People stand in the "Mill", a 20m long natural ice cave created by melted water accumulated during the summer and by a siphon effect leaves in the autumn giving way to an ice cathedral, at the Glacier 3000 ski resort in Les Diablerets, Switzerland, December 10, 2020. (Photo by Reuters)

An ice cave, which forms naturally on a high-altitude glacier in the Swiss Alps, was accessible on Thursday to the delight of nature lovers and photographers keen to enter the "Ice Cathedral", which varies each year.

The bluish cave, with a rounded ceiling made of thick ice about 5 metres high, is about 20 metres long.

The "unique show" from inside the tunnel is accessible by foot in 15 minutes from the chairlift at Glacier 3000 above the resort of Les Diablerets, but at your own risk, organizers said.

"It's the first time we indicate it and open it officially. The last years, since three or four years, we had kind of an ice cave but it was different, it was more steep. And this year it looks like an ice cathedral, so it's really beautiful," Bernhard Tschannen, CEO of Glacier 3000, told Reuters inside the cave.

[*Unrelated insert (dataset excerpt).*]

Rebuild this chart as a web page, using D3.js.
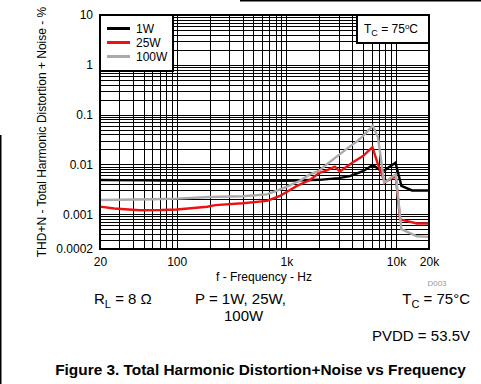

The natural cave, also known as "The Mill," forms through a siphon effect. Each spring and summer, the cavity fills with water from the snow melt, forming a lake. In autumn, the plug disappears and the water drains, leaving the cave.

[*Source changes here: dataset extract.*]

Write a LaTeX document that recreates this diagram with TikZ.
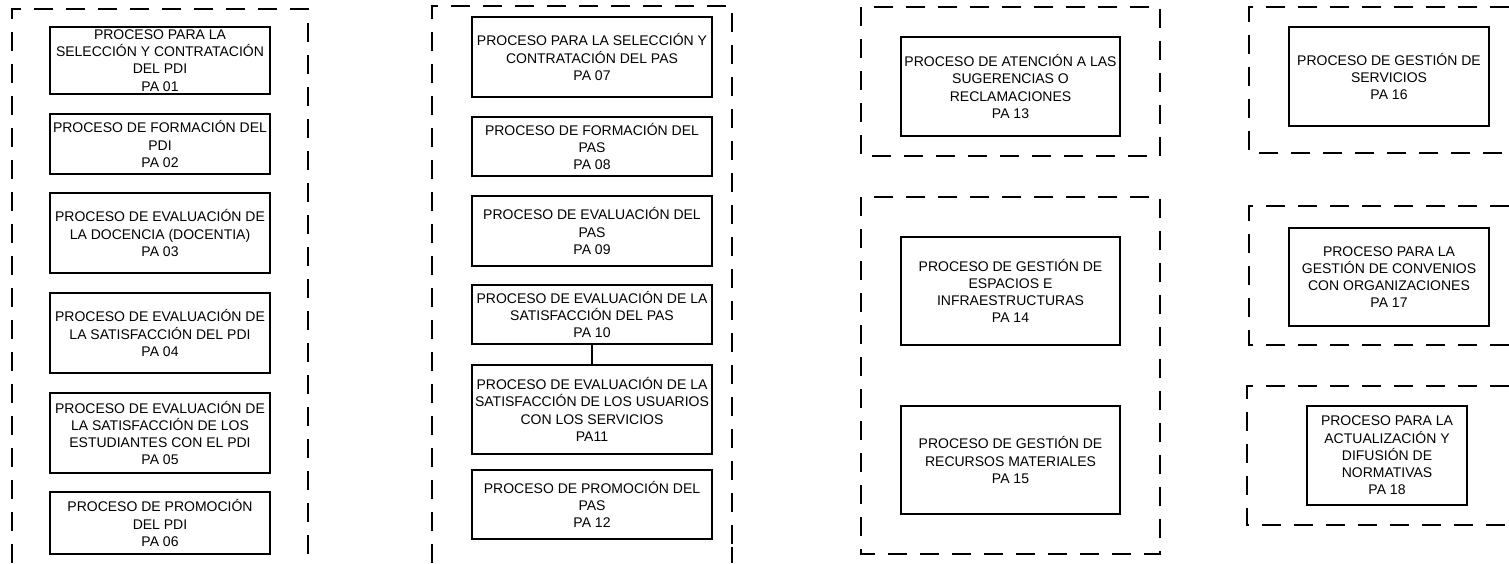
\documentclass[tikz,border=0pt]{standalone}
\usepackage{fontspec}
\setmainfont{Liberation Sans}

\begin{document}
\begin{tikzpicture}[x=1pt,y=-1pt,
    proc/.style={draw,line width=1.3pt,fill=white,align=center,inner sep=0pt,
      font=\fontsize{14}{17.2}\selectfont},
    frame/.style={line width=2.6pt,dash pattern=on 19pt off 13pt}]
  \useasboundingbox (0,0) rectangle (1509,563);
  % dashed groups
  \draw[frame] (12,563)--(12,9)--(308,9)--(308,563);
  \draw[frame] (432,563)--(432,6)--(732,6)--(732,547);
  \draw[line width=1.3pt] (732,547)--(732,563);
  \draw[frame] (861,7) rectangle (1160,156);
  \draw[frame] (861,197) rectangle (1160,554);
  \draw[frame] (1509,7)--(1249,7)--(1249,153)--(1509,153);
  \draw[frame] (1509,206)--(1249,206)--(1249,345)--(1509,345);
  \draw[frame] (1509,386)--(1247,386)--(1247,525)--(1509,525);
  % PDI
  \node[proc,minimum width=220,minimum height=67] (pa01) at (160,60.5)
    {PROCESO PARA LA\\SELECCIÓN Y CONTRATACIÓN\\DEL PDI\\PA 01};
  \node[proc,minimum width=220,minimum height=60] (pa02) at (160,144)
    {PROCESO DE FORMACIÓN DEL\\PDI\\PA 02};
  \node[proc,minimum width=220,minimum height=80] (pa03) at (160,233)
    {PROCESO DE EVALUACIÓN DE\\LA DOCENCIA (DOCENTIA)\\PA 03};
  \node[proc,minimum width=220,minimum height=80] (pa04) at (160,333)
    {PROCESO DE EVALUACIÓN DE\\LA SATISFACCIÓN DEL PDI\\PA 04};
  \node[proc,minimum width=220,minimum height=80] (pa05) at (160,433)
    {PROCESO DE EVALUACIÓN DE\\LA SATISFACCIÓN DE LOS\\ESTUDIANTES CON EL PDI\\PA 05};
  \node[proc,minimum width=220,minimum height=62] (pa06) at (160,523)
    {PROCESO DE PROMOCIÓN\\DEL PDI\\PA 06};
  % PAS
  \node[proc,minimum width=240,minimum height=80] (pa07) at (592,57)
    {PROCESO PARA LA SELECCIÓN Y\\CONTRATACIÓN DEL PAS\\PA 07};
  \node[proc,minimum width=240,minimum height=59] (pa08) at (592,146.5)
    {PROCESO DE FORMACIÓN DEL\\PAS\\PA 08};
  \node[proc,minimum width=240,minimum height=70] (pa09) at (592,231)
    {PROCESO DE EVALUACIÓN DEL\\PAS\\PA 09};
  \node[proc,minimum width=240,minimum height=59] (pa10) at (592,314.5)
    {PROCESO DE EVALUACIÓN DE LA\\SATISFACCIÓN DEL PAS\\PA 10};
  \node[proc,minimum width=240,minimum height=89] (pa11) at (592,409.5)
    {PROCESO DE EVALUACIÓN DE LA\\SATISFACCIÓN DE LOS USUARIOS\\CON LOS SERVICIOS\\PA11};
  \node[proc,minimum width=240,minimum height=69] (pa12) at (592,504.5)
    {PROCESO DE PROMOCIÓN DEL\\PAS\\PA 12};
  \draw[line width=1.3pt] (pa10)--(pa11);
  % otros
  \node[proc,minimum width=219,minimum height=99] (pa13) at (1010.5,86.5)
    {PROCESO DE ATENCIÓN A LAS\\SUGERENCIAS O\\RECLAMACIONES\\PA 13};
  \node[proc,minimum width=219,minimum height=108] (pa14) at (1010.5,291)
    {PROCESO DE GESTIÓN DE\\ESPACIOS E\\INFRAESTRUCTURAS\\PA 14};
  \node[proc,minimum width=219,minimum height=108] (pa15) at (1010.5,460)
    {PROCESO DE GESTIÓN DE\\RECURSOS MATERIALES\\PA 15};
  \node[proc,minimum width=200,minimum height=99] (pa16) at (1389,76.5)
    {PROCESO DE GESTIÓN DE\\SERVICIOS\\PA 16};
  \node[proc,minimum width=200,minimum height=98] (pa17) at (1389,277)
    {PROCESO PARA LA\\GESTIÓN DE CONVENIOS\\CON ORGANIZACIONES\\PA 17};
  \node[proc,minimum width=160,minimum height=99] (pa18) at (1387,455.5)
    {PROCESO PARA LA\\ACTUALIZACIÓN Y\\DIFUSIÓN DE\\NORMATIVAS\\PA 18};
\end{tikzpicture}
\end{document}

"It's magnificent, but even that isn't the right word. I've never seen anything like it, almost as if it's not of this world in fact. It's magnificent, I can only recommend it if you have the chance to go," Helen Tromp, a Dutch woman living nearby, said after visiting.

Brice Rozes, touring the site on his day off, said: "It's very impressive. The vault is incredible. Standing beneath it, you can just imagine the weight above. It's beautiful."